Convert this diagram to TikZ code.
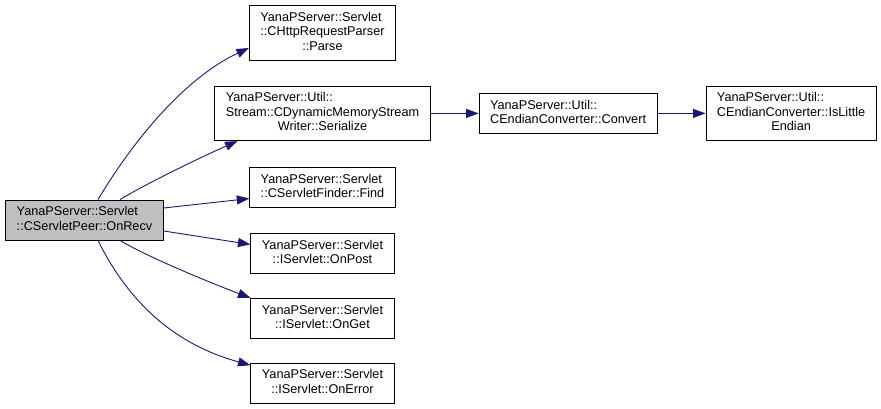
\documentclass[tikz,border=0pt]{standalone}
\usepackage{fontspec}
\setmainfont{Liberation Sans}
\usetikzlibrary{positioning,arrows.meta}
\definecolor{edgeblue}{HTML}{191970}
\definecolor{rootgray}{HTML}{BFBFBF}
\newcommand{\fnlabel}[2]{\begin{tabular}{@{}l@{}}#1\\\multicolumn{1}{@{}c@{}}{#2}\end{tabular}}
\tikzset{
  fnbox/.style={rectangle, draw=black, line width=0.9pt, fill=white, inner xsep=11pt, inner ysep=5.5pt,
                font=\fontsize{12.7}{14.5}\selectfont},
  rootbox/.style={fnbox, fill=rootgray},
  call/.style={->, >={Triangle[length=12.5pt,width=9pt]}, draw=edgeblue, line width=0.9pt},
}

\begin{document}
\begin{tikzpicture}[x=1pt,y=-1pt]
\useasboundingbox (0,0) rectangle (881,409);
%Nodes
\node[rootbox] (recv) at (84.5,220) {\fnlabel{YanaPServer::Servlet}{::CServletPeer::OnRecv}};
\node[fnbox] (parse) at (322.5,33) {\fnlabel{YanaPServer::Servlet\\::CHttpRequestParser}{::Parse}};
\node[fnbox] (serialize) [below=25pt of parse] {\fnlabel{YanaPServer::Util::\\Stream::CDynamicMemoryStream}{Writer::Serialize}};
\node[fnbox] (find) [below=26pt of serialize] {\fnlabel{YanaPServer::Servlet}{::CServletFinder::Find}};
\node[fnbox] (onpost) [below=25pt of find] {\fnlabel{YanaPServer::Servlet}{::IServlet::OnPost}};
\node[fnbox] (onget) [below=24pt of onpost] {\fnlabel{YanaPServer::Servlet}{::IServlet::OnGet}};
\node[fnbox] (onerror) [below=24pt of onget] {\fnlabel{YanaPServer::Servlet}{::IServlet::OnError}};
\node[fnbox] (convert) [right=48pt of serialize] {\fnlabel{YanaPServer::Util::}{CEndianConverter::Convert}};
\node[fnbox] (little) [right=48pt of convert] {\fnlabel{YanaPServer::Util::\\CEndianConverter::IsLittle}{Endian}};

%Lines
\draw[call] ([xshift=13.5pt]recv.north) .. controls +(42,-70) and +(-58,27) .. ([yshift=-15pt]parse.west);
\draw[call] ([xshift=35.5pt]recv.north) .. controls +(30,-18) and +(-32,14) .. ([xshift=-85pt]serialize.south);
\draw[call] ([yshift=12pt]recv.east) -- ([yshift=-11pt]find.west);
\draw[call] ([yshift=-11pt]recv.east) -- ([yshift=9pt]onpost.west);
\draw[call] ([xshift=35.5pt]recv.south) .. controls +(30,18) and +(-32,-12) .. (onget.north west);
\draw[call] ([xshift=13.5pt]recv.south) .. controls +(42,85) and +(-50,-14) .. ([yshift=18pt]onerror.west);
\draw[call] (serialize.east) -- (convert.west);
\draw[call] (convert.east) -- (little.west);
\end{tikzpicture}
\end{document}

================================

- EXERCISE TASK
Omit the pictures, and quote the material above exactly as given.

- OUTPUT FOR THIS EXERCISE
Convert this diagram to TikZ code.
\documentclass[tikz,border=0pt]{standalone}
\usepackage{fontspec}
\setmainfont{Liberation Sans}
\usetikzlibrary{positioning,arrows.meta}
\definecolor{edgeblue}{HTML}{191970}
\definecolor{rootgray}{HTML}{BFBFBF}
\newcommand{\fnlabel}[2]{\begin{tabular}{@{}l@{}}#1\\\multicolumn{1}{@{}c@{}}{#2}\end{tabular}}
\tikzset{
  fnbox/.style={rectangle, draw=black, line width=0.9pt, fill=white, inner xsep=11pt, inner ysep=5.5pt,
                font=\fontsize{12.7}{14.5}\selectfont},
  rootbox/.style={fnbox, fill=rootgray},
  call/.style={->, >={Triangle[length=12.5pt,width=9pt]}, draw=edgeblue, line width=0.9pt},
}

\begin{document}
\begin{tikzpicture}[x=1pt,y=-1pt]
\useasboundingbox (0,0) rectangle (881,409);
%Nodes
\node[rootbox] (recv) at (84.5,220) {\fnlabel{YanaPServer::Servlet}{::CServletPeer::OnRecv}};
\node[fnbox] (parse) at (322.5,33) {\fnlabel{YanaPServer::Servlet\\::CHttpRequestParser}{::Parse}};
\node[fnbox] (serialize) [below=25pt of parse] {\fnlabel{YanaPServer::Util::\\Stream::CDynamicMemoryStream}{Writer::Serialize}};
\node[fnbox] (find) [below=26pt of serialize] {\fnlabel{YanaPServer::Servlet}{::CServletFinder::Find}};
\node[fnbox] (onpost) [below=25pt of find] {\fnlabel{YanaPServer::Servlet}{::IServlet::OnPost}};
\node[fnbox] (onget) [below=24pt of onpost] {\fnlabel{YanaPServer::Servlet}{::IServlet::OnGet}};
\node[fnbox] (onerror) [below=24pt of onget] {\fnlabel{YanaPServer::Servlet}{::IServlet::OnError}};
\node[fnbox] (convert) [right=48pt of serialize] {\fnlabel{YanaPServer::Util::}{CEndianConverter::Convert}};
\node[fnbox] (little) [right=48pt of convert] {\fnlabel{YanaPServer::Util::\\CEndianConverter::IsLittle}{Endian}};

%Lines
\draw[call] ([xshift=13.5pt]recv.north) .. controls +(42,-70) and +(-58,27) .. ([yshift=-15pt]parse.west);
\draw[call] ([xshift=35.5pt]recv.north) .. controls +(30,-18) and +(-32,14) .. ([xshift=-85pt]serialize.south);
\draw[call] ([yshift=12pt]recv.east) -- ([yshift=-11pt]find.west);
\draw[call] ([yshift=-11pt]recv.east) -- ([yshift=9pt]onpost.west);
\draw[call] ([xshift=35.5pt]recv.south) .. controls +(30,18) and +(-32,-12) .. (onget.north west);
\draw[call] ([xshift=13.5pt]recv.south) .. controls +(42,85) and +(-50,-14) .. ([yshift=18pt]onerror.west);
\draw[call] (serialize.east) -- (convert.west);
\draw[call] (convert.east) -- (little.west);
\end{tikzpicture}
\end{document}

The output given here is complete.